## Stated problem
Below this line are records; write out exactly the lines from the one containing "What D3.js code" through the one containing "const svg = d3.select('#chart');", with the pictures left out.

## Extracted data

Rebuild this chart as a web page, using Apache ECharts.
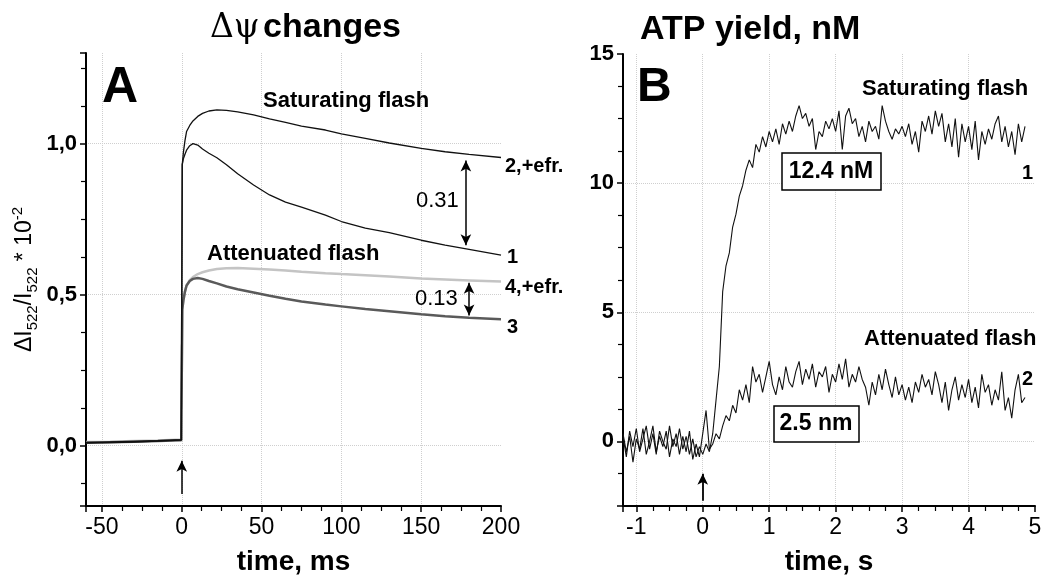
--
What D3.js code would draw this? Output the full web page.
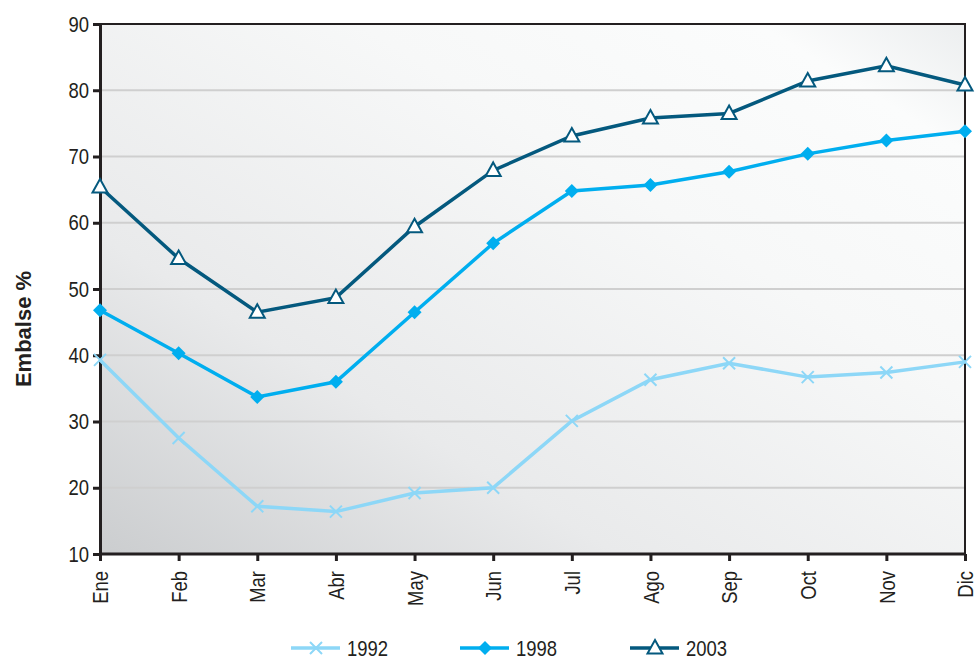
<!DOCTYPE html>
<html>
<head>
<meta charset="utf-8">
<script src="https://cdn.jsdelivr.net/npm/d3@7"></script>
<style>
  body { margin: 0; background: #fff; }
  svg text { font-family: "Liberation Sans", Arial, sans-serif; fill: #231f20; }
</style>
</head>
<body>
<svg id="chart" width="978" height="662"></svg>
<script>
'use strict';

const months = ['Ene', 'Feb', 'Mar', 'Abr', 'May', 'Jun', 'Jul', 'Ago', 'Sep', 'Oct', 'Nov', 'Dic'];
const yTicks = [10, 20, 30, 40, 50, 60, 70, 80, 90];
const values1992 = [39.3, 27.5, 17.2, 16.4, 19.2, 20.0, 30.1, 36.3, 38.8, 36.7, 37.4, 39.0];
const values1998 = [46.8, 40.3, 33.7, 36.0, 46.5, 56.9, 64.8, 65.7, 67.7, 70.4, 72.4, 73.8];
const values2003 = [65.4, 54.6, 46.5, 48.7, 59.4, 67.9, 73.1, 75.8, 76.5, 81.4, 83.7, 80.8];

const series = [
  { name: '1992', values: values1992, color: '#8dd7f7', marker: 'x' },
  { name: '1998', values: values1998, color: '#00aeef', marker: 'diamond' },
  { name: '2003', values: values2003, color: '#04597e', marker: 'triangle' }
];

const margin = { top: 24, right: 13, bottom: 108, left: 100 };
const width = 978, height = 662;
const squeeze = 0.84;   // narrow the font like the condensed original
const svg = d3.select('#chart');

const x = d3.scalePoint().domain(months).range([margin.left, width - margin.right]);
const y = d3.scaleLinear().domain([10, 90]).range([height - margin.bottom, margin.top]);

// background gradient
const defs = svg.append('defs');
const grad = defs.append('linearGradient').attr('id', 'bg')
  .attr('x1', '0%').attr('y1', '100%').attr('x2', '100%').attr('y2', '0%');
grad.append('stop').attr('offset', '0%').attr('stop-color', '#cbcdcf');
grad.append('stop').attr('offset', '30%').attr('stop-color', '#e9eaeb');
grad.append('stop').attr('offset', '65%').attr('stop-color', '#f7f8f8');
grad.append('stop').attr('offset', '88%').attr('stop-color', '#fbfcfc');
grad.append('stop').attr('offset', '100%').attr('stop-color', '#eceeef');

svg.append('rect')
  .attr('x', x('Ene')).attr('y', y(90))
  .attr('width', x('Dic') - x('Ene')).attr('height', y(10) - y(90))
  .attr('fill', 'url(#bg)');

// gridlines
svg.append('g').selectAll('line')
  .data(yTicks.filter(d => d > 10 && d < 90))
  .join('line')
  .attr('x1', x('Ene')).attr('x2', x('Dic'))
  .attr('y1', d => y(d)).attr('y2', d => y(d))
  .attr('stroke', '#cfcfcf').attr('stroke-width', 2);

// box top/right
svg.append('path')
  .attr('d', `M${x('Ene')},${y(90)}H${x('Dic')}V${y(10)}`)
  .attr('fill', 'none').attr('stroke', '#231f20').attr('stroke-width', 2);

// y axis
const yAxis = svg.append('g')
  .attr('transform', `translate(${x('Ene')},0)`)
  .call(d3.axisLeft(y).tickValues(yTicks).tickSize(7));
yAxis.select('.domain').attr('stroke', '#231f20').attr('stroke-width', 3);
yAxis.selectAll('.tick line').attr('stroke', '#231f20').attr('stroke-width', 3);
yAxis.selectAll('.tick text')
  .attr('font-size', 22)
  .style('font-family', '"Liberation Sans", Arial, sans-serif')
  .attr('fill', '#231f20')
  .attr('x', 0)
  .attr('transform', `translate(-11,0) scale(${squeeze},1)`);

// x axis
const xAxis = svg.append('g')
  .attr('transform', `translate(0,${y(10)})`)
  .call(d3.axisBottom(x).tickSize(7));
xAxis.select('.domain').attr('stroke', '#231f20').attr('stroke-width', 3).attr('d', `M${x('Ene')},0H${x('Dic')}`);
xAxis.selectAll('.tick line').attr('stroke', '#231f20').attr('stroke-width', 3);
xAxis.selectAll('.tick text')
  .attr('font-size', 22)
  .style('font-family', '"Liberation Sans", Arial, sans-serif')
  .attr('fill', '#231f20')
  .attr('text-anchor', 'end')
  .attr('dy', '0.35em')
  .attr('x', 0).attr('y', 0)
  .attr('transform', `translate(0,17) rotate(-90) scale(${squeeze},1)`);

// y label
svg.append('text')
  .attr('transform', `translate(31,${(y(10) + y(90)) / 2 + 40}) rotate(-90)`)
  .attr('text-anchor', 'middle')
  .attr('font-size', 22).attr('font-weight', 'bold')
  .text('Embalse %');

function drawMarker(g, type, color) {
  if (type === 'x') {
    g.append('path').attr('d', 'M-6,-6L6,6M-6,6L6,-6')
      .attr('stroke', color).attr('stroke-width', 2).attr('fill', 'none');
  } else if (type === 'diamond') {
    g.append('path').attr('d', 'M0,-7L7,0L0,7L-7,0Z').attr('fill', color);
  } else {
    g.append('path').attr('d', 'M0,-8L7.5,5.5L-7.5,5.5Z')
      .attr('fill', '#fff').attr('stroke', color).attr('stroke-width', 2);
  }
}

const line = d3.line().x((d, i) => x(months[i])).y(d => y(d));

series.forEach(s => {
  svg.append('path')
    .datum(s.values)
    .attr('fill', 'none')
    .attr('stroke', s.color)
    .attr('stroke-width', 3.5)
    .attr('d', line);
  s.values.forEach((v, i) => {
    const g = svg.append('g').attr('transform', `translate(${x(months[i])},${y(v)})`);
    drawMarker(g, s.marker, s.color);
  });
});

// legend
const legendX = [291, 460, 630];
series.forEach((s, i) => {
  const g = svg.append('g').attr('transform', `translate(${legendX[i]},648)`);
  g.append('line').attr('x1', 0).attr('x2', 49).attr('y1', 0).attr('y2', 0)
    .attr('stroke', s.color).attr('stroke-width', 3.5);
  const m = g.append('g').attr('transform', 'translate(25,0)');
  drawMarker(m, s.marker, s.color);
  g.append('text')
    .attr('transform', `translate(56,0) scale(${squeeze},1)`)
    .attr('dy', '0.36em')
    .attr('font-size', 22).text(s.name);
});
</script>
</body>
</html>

## Response for this exercise
What D3.js code would draw this? Output the full web page.
<!DOCTYPE html>
<html>
<head>
<meta charset="utf-8">
<script src="https://cdn.jsdelivr.net/npm/d3@7"></script>
<style>
  body { margin: 0; background: #fff; }
  svg text { font-family: "Liberation Sans", Arial, sans-serif; fill: #231f20; }
</style>
</head>
<body>
<svg id="chart" width="978" height="662"></svg>
<script>
'use strict';

const months = ['Ene', 'Feb', 'Mar', 'Abr', 'May', 'Jun', 'Jul', 'Ago', 'Sep', 'Oct', 'Nov', 'Dic'];
const yTicks = [10, 20, 30, 40, 50, 60, 70, 80, 90];
const values1992 = [39.3, 27.5, 17.2, 16.4, 19.2, 20.0, 30.1, 36.3, 38.8, 36.7, 37.4, 39.0];
const values1998 = [46.8, 40.3, 33.7, 36.0, 46.5, 56.9, 64.8, 65.7, 67.7, 70.4, 72.4, 73.8];
const values2003 = [65.4, 54.6, 46.5, 48.7, 59.4, 67.9, 73.1, 75.8, 76.5, 81.4, 83.7, 80.8];

const series = [
  { name: '1992', values: values1992, color: '#8dd7f7', marker: 'x' },
  { name: '1998', values: values1998, color: '#00aeef', marker: 'diamond' },
  { name: '2003', values: values2003, color: '#04597e', marker: 'triangle' }
];

const margin = { top: 24, right: 13, bottom: 108, left: 100 };
const width = 978, height = 662;
const squeeze = 0.84;   // narrow the font like the condensed original
const svg = d3.select('#chart');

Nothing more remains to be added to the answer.